Monday, February 20, 2012

Feeding Ourselves and Bacteria

We all know that consuming uncooked poultry may lead to a bout of salmonella and even bagged spinach and sprouts--not just contaminated meats--can spread e.coli through runoff water contaminated with fecal matter. Food can make us sick by introducing additional bacteria to our bodies and overloading our immune systems to a certain tipping point making us extremely ill. What's gaining more and more publicity lately, however, is what the U.S food industry does to preemptively combat the bacteria we are vulnerable to consuming: loading the livestock we eat with massive quantities of antibiotics.

In "Survival of the Sickest" Dr. Sharon Moalem exposes that some diseases are actually very sophisticated, adapted responses to former environmental threats to human health. He focuses especially and continuously returns to his very personal discussion of hemochromatosis--a disorder which traps and locks excess iron in the body (albeit unevenly). I had always been under the assumption that iron is almost always a good thing for the body and as a vegetarian, I find myself on a perpetual quest to add more of it to my diet. Moalem, however, proved me very, very wrong as he discussed how those with hemochromatosis (which neglects to spread iron to certain microphages in the body) and anemia are actually far less susceptible to certain diseases and bacteria which feed on iron as fuel. Iron is constantly added as a supplement in many of the pulses, grains, cereals, and multiple other foods we eat and also an additive in baby formula.

So, why talk about antibiotics when Moalem discusses iron?

The issue is that both iron and antibiotics are added in excess to what we eat daily. As we consume more and more antibiotic-laden meats (and milk), our bodies become resistant to the antibiotics that are helpful (in moderation) to cure us when we fall ill. Strains of antibiotic-resistant, dangerous bacteria such as MRSA is becoming far more commonly diagnosed in the US and this seems to be no coincidence. What about iron? Am I suggesting you turn down that plate of spinach for a slice of pie? No. But as Moalem puts it, too much of a good thing is not always a good thing. It seems to me we are adding too much of a good thing to our bodies and, in the process, making everyone more susceptible to the bad stuff.
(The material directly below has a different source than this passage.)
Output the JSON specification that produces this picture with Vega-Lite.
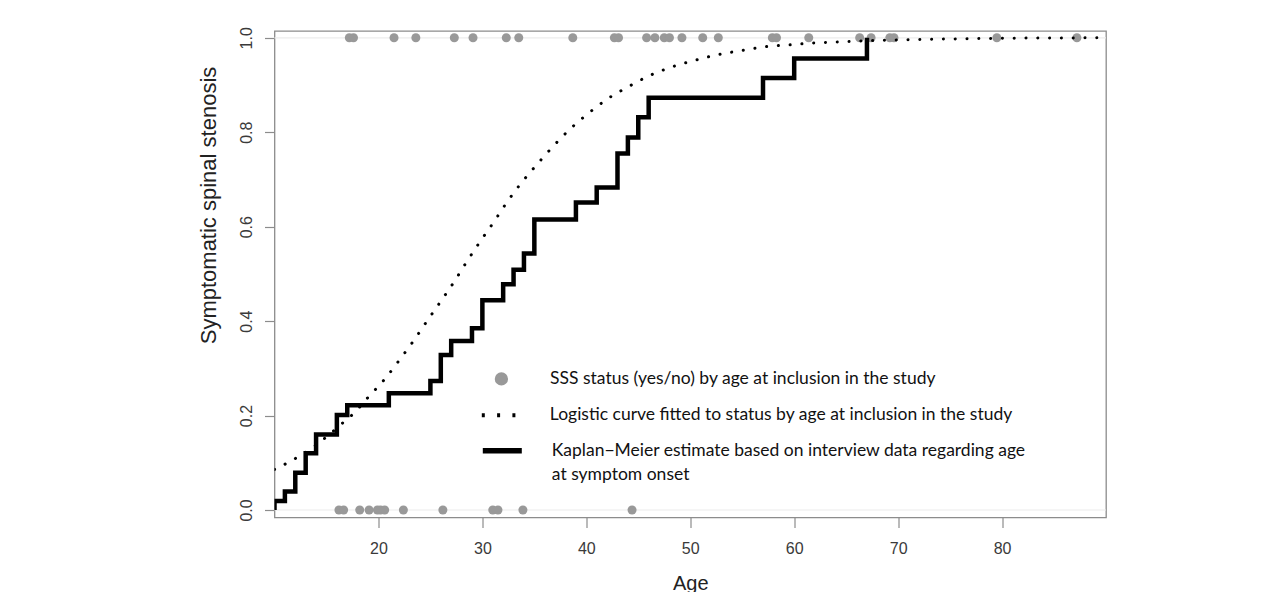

  1. It seems we often do an effort to make more of what the body needs readily available we bring with it what's less beneficial. Similar to antibiotics in meat and dairy, a few years ago there was a slew of articles published about precocious puberty in girls as young as 8 which was (and still is) thought to be linked to the hormones added to meat and dairy products. We've gotten so far away from real food that I doubt most of our great grandparents would be able to identify a good portion of what's on the market today. Scary stuff!

  2. I was too glad to see that Moalem included this in his book, as it is an excellent example of the many ways we are completely dropping the ball in terms of agriculture in this country. The complicated and alienated contemporary state of farming is a result of over a century of trying to cut corners and providing the cheapest and most addictive foods possible. It has completely altered the profession of farming, and made it almost impossible for Americans to find foods that are 'natural' in the real sense of the word. This is manipulated largely by idiotic and short sighted decisions from the government in allotting farm subsidies. In the end, they are the ones that dictate that average Americans must thrive on a high corn syrup diet, full of antibiotics etc. Thus American healthcare issues do also stem from profiteering and ugly decisions made directly in terms the food we eat.